*Task prompt*:
Repeat the entries that follow verbatim, without any of their pictures.

>> Start Extracted data

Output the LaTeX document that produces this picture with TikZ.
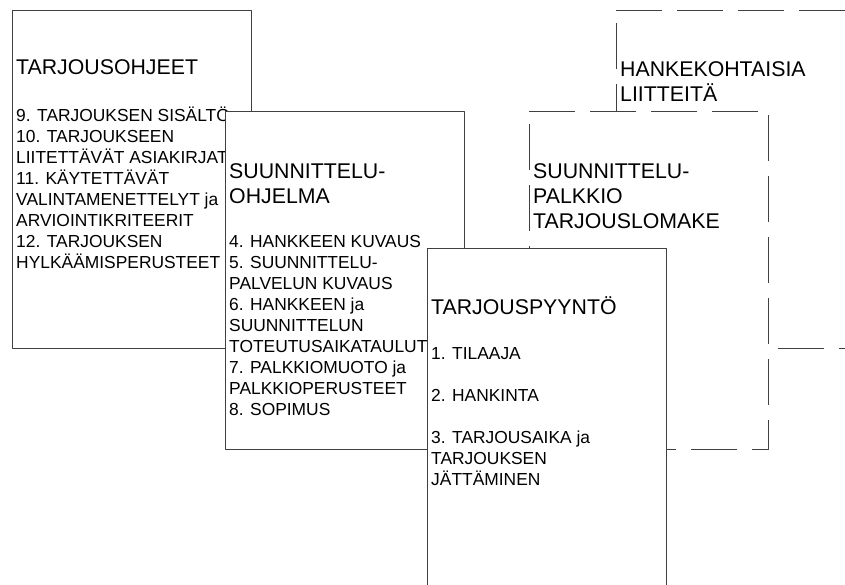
\documentclass[tikz,border=0pt]{standalone}
\usepackage{fontspec}
\setmainfont{Liberation Sans}
\tikzset{
 sheet/.style={draw=black!75,fill=white,line width=0.8pt,anchor=north west,inner sep=0pt,minimum width=239pt,minimum height=338pt},
 dsheet/.style={sheet,draw=none},
 dline/.style={draw=black!75,line width=0.8pt,dash pattern=on 46pt off 15pt},
 ttl/.style={anchor=base west,align=left,inner sep=0pt,font=\fontsize{21.3}{25}\selectfont},
 itm/.style={anchor=base west,align=left,inner sep=0pt,font=\fontsize{17.4}{21}\selectfont}
}
\begin{document}
\begin{tikzpicture}[x=1pt,y=-1pt,line join=round]
 \useasboundingbox (0,0) rectangle (845,584);
 \clip (0,0) rectangle (845,584);
 % base west = baseline of the last line
 % tarjousohjeet
 \node[sheet] (ohjeet) at (11.5,10) {};
 \node[ttl] (ohjeetT) at (16,74) {TARJOUSOHJEET};
 \node[itm] (ohjeetL) at (16,268) {9. TARJOUKSEN SISÄLTÖ\\10. TARJOUKSEEN\\LIITETTÄVÄT ASIAKIRJAT\\11. KÄYTETTÄVÄT\\VALINTAMENETTELYT ja\\ARVIOINTIKRITEERIT\\12. TARJOUKSEN\\HYLKÄÄMISPERUSTEET};
 % hankekohtaisia liitteita, katkoviiva
 \node[dsheet] (liitteet) at (616,10) {};
 \draw[dline] (liitteet.north west)--(liitteet.north east)--(liitteet.south east)--(liitteet.south west)--cycle;
 \node[ttl] (liitteetT) at (620,101) {HANKEKOHTAISIA\\LIITTEITÄ};
 % palkkiolomake, katkoviiva
 \node[dsheet] (palkkio) at (529,111) {};
 \draw[dline] (palkkio.north west)--(palkkio.north east)--(palkkio.south east)--(palkkio.south west)--cycle;
 \node[ttl] (palkkioT) at (533,228) {SUUNNITTELU-\\PALKKIO\\TARJOUSLOMAKE};
 % suunnitteluohjelma
 \node[sheet] (ohjelma) at (225,111) {};
 \node[ttl] (ohjelmaT) at (229,203) {SUUNNITTELU-\\OHJELMA};
 \node[itm] (ohjelmaL) at (229,415) {4. HANKKEEN KUVAUS\\5. SUUNNITTELU-\\PALVELUN KUVAUS\\6. HANKKEEN ja\\SUUNNITTELUN\\TOTEUTUSAIKATAULUT\\7. PALKKIOMUOTO ja\\PALKKIOPERUSTEET\\8. SOPIMUS};
 % tarjouspyynto
 \node[sheet] (pyynto) at (427,248) {};
 \node[ttl] (pyyntoT) at (431,314) {TARJOUSPYYNTÖ};
 \node[itm] (pyyntoL) at (431,485) {1. TILAAJA\\[21pt]2. HANKINTA\\[21pt]3. TARJOUSAIKA ja\\TARJOUKSEN\\JÄTTÄMINEN};
\end{tikzpicture}
\end{document}
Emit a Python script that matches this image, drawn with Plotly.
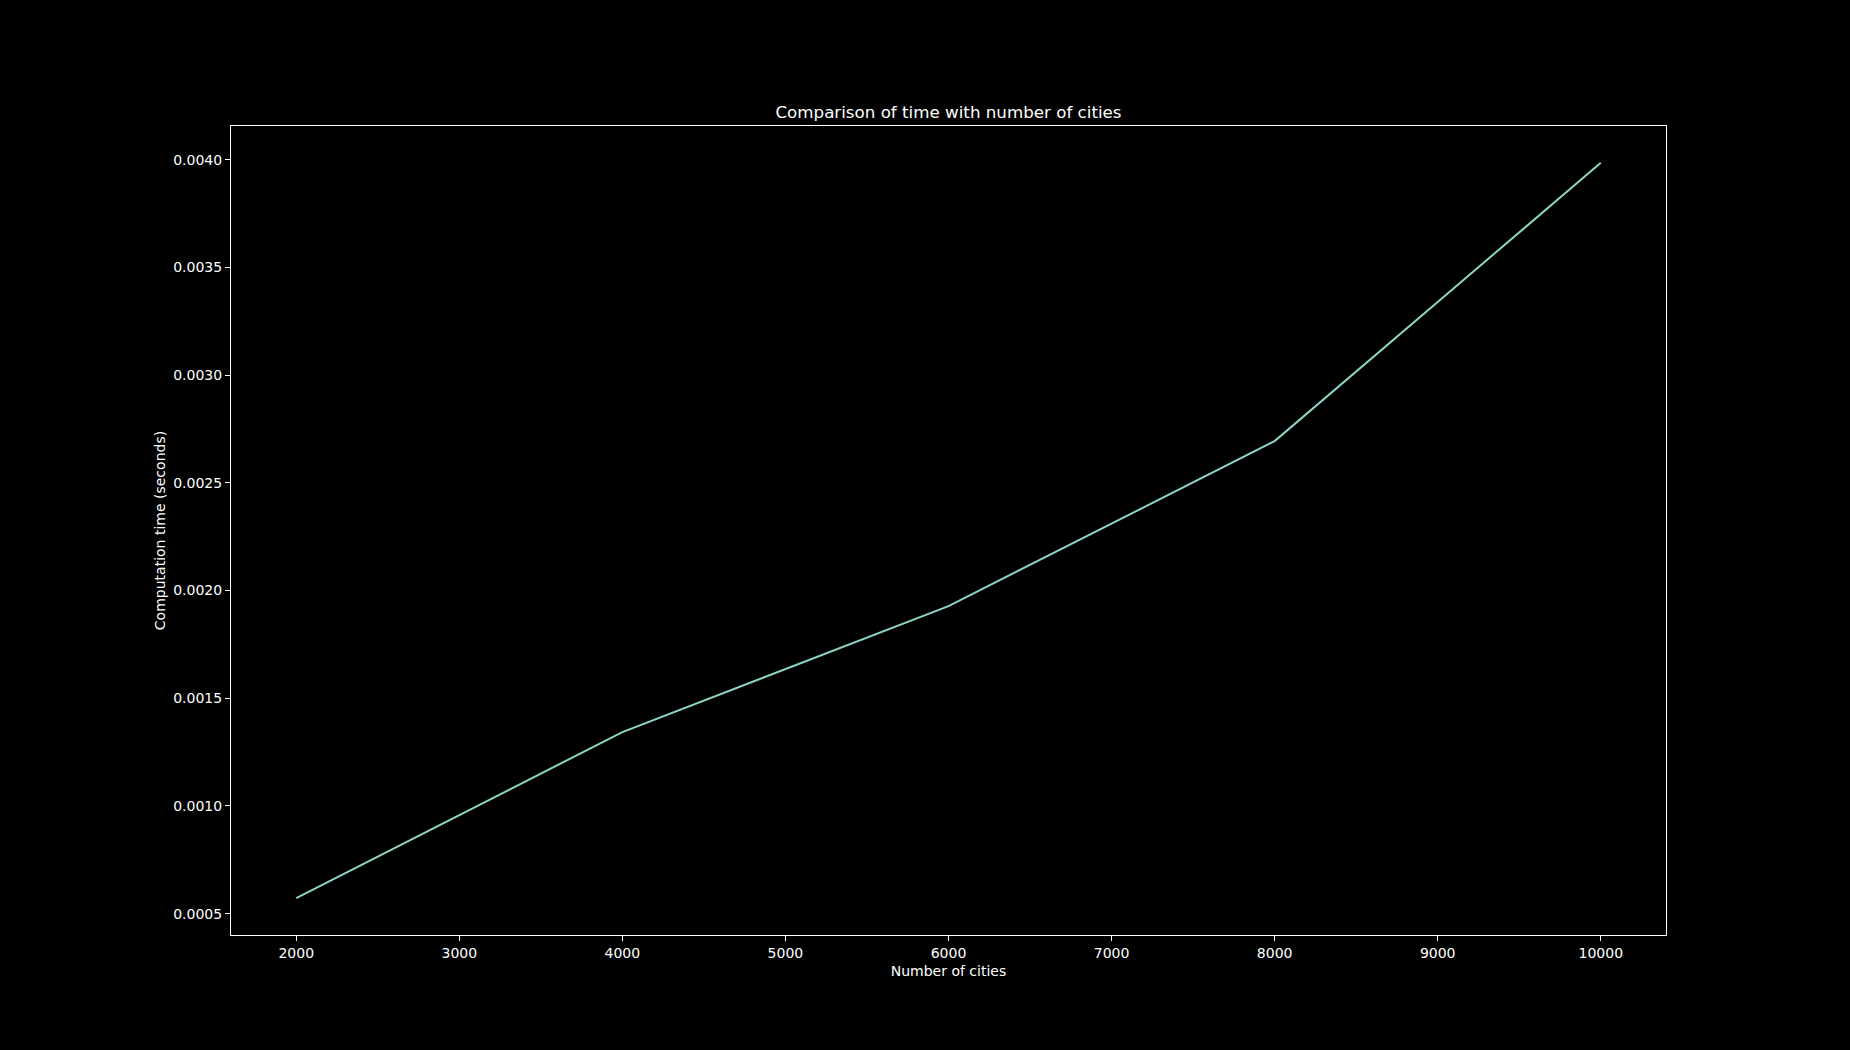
import plotly.graph_objects as go

cities = [2000, 4000, 6000, 8000, 10000]
times = [0.000572, 0.001343, 0.001928, 0.002694, 0.003986]
x_ticks = [2000, 3000, 4000, 5000, 6000, 7000, 8000, 9000, 10000]
x_tick_labels = [str(v) for v in x_ticks]
y_ticks = [0.0005, 0.0010, 0.0015, 0.0020, 0.0025, 0.0030, 0.0035, 0.0040]

FONT = "DejaVu Sans"

fig = go.Figure()
fig.add_trace(go.Scatter(x=cities, y=times, mode="lines",
                         line=dict(color="#8dd3c7", width=2), showlegend=False))

axis_common = dict(showgrid=False, zeroline=False, showline=True, linecolor="white",
                   linewidth=1, mirror=True, ticks="outside", ticklen=5, tickwidth=1,
                   tickcolor="white", tickfont=dict(family=FONT, size=14, color="white"))

fig.update_xaxes(range=[1600, 10400], tickvals=x_ticks, ticktext=x_tick_labels,
                 title=dict(text="Number of cities", font=dict(family=FONT, size=14, color="white"), standoff=6),
                 **axis_common)
fig.update_yaxes(range=[0.000401, 0.004157], tickvals=y_ticks, tickformat=".4f",
                 title=dict(text="Computation time (seconds)", font=dict(family=FONT, size=14, color="white"), standoff=4),
                 **axis_common)

fig.update_layout(
    width=1850, height=1050,
    paper_bgcolor="black", plot_bgcolor="black",
    margin=dict(l=231, r=184, t=126, b=115, autoexpand=False),
    title=dict(text="Comparison of time with number of cities", x=(231 + 1666) / 2 / 1850, xanchor="center",
               y=1 - 112 / 1050, yanchor="middle", yref="container",
               font=dict(family=FONT, size=16.7, color="white")),
    font=dict(family=FONT, color="white"),
)

fig.write_html("out.html", config={"displayModeBar": False},
               post_script="document.body.style.margin='0';document.body.style.background='black';"
                           "document.documentElement.style.background='black';")
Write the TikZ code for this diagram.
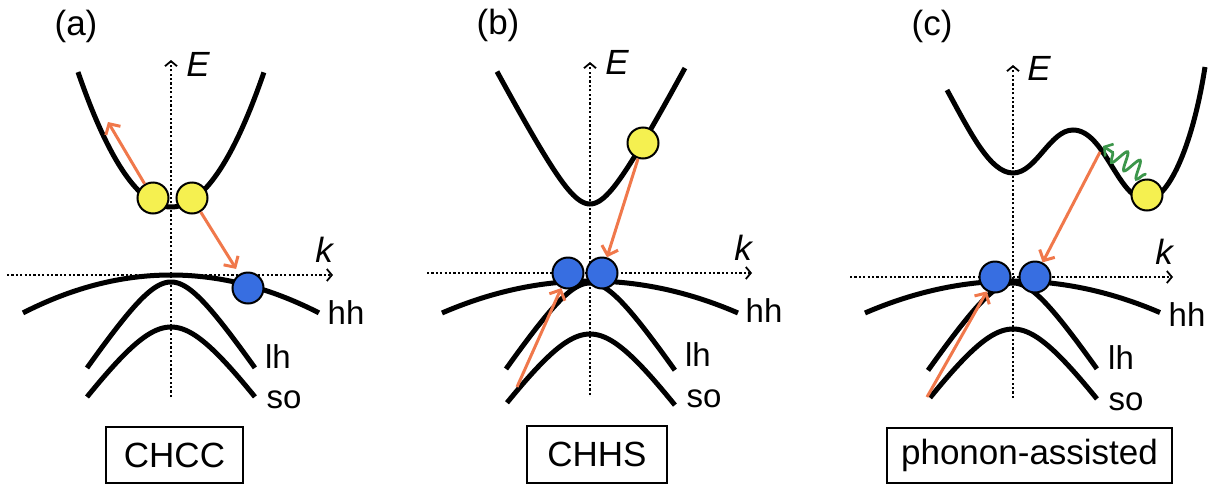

>> End Extracted data

*Correct output*:
Output the LaTeX document that produces this picture with TikZ.
\documentclass[tikz,border=0pt]{standalone}
\usepackage{fontspec}
\setmainfont{Liberation Sans}
\tikzset{
 sheet/.style={draw=black!75,fill=white,line width=0.8pt,anchor=north west,inner sep=0pt,minimum width=239pt,minimum height=338pt},
 dsheet/.style={sheet,draw=none},
 dline/.style={draw=black!75,line width=0.8pt,dash pattern=on 46pt off 15pt},
 ttl/.style={anchor=base west,align=left,inner sep=0pt,font=\fontsize{21.3}{25}\selectfont},
 itm/.style={anchor=base west,align=left,inner sep=0pt,font=\fontsize{17.4}{21}\selectfont}
}
\begin{document}
\begin{tikzpicture}[x=1pt,y=-1pt,line join=round]
 \useasboundingbox (0,0) rectangle (845,584);
 \clip (0,0) rectangle (845,584);
 % base west = baseline of the last line
 % tarjousohjeet
 \node[sheet] (ohjeet) at (11.5,10) {};
 \node[ttl] (ohjeetT) at (16,74) {TARJOUSOHJEET};
 \node[itm] (ohjeetL) at (16,268) {9. TARJOUKSEN SISÄLTÖ\\10. TARJOUKSEEN\\LIITETTÄVÄT ASIAKIRJAT\\11. KÄYTETTÄVÄT\\VALINTAMENETTELYT ja\\ARVIOINTIKRITEERIT\\12. TARJOUKSEN\\HYLKÄÄMISPERUSTEET};
 % hankekohtaisia liitteita, katkoviiva
 \node[dsheet] (liitteet) at (616,10) {};
 \draw[dline] (liitteet.north west)--(liitteet.north east)--(liitteet.south east)--(liitteet.south west)--cycle;
 \node[ttl] (liitteetT) at (620,101) {HANKEKOHTAISIA\\LIITTEITÄ};
 % palkkiolomake, katkoviiva
 \node[dsheet] (palkkio) at (529,111) {};
 \draw[dline] (palkkio.north west)--(palkkio.north east)--(palkkio.south east)--(palkkio.south west)--cycle;
 \node[ttl] (palkkioT) at (533,228) {SUUNNITTELU-\\PALKKIO\\TARJOUSLOMAKE};
 % suunnitteluohjelma
 \node[sheet] (ohjelma) at (225,111) {};
 \node[ttl] (ohjelmaT) at (229,203) {SUUNNITTELU-\\OHJELMA};
 \node[itm] (ohjelmaL) at (229,415) {4. HANKKEEN KUVAUS\\5. SUUNNITTELU-\\PALVELUN KUVAUS\\6. HANKKEEN ja\\SUUNNITTELUN\\TOTEUTUSAIKATAULUT\\7. PALKKIOMUOTO ja\\PALKKIOPERUSTEET\\8. SOPIMUS};
 % tarjouspyynto
 \node[sheet] (pyynto) at (427,248) {};
 \node[ttl] (pyyntoT) at (431,314) {TARJOUSPYYNTÖ};
 \node[itm] (pyyntoL) at (431,485) {1. TILAAJA\\[21pt]2. HANKINTA\\[21pt]3. TARJOUSAIKA ja\\TARJOUKSEN\\JÄTTÄMINEN};
\end{tikzpicture}
\end{document}
Emit a Python script that matches this image, drawn with Plotly.
import plotly.graph_objects as go

cities = [2000, 4000, 6000, 8000, 10000]
times = [0.000572, 0.001343, 0.001928, 0.002694, 0.003986]
x_ticks = [2000, 3000, 4000, 5000, 6000, 7000, 8000, 9000, 10000]
x_tick_labels = [str(v) for v in x_ticks]
y_ticks = [0.0005, 0.0010, 0.0015, 0.0020, 0.0025, 0.0030, 0.0035, 0.0040]

FONT = "DejaVu Sans"

fig = go.Figure()
fig.add_trace(go.Scatter(x=cities, y=times, mode="lines",
                         line=dict(color="#8dd3c7", width=2), showlegend=False))

axis_common = dict(showgrid=False, zeroline=False, showline=True, linecolor="white",
                   linewidth=1, mirror=True, ticks="outside", ticklen=5, tickwidth=1,
                   tickcolor="white", tickfont=dict(family=FONT, size=14, color="white"))

fig.update_xaxes(range=[1600, 10400], tickvals=x_ticks, ticktext=x_tick_labels,
                 title=dict(text="Number of cities", font=dict(family=FONT, size=14, color="white"), standoff=6),
                 **axis_common)
fig.update_yaxes(range=[0.000401, 0.004157], tickvals=y_ticks, tickformat=".4f",
                 title=dict(text="Computation time (seconds)", font=dict(family=FONT, size=14, color="white"), standoff=4),
                 **axis_common)

fig.update_layout(
    width=1850, height=1050,
    paper_bgcolor="black", plot_bgcolor="black",
    margin=dict(l=231, r=184, t=126, b=115, autoexpand=False),
    title=dict(text="Comparison of time with number of cities", x=(231 + 1666) / 2 / 1850, xanchor="center",
               y=1 - 112 / 1050, yanchor="middle", yref="container",
               font=dict(family=FONT, size=16.7, color="white")),
    font=dict(family=FONT, color="white"),
)

fig.write_html("out.html", config={"displayModeBar": False},
               post_script="document.body.style.margin='0';document.body.style.background='black';"
                           "document.documentElement.style.background='black';")
Write the TikZ code for this diagram.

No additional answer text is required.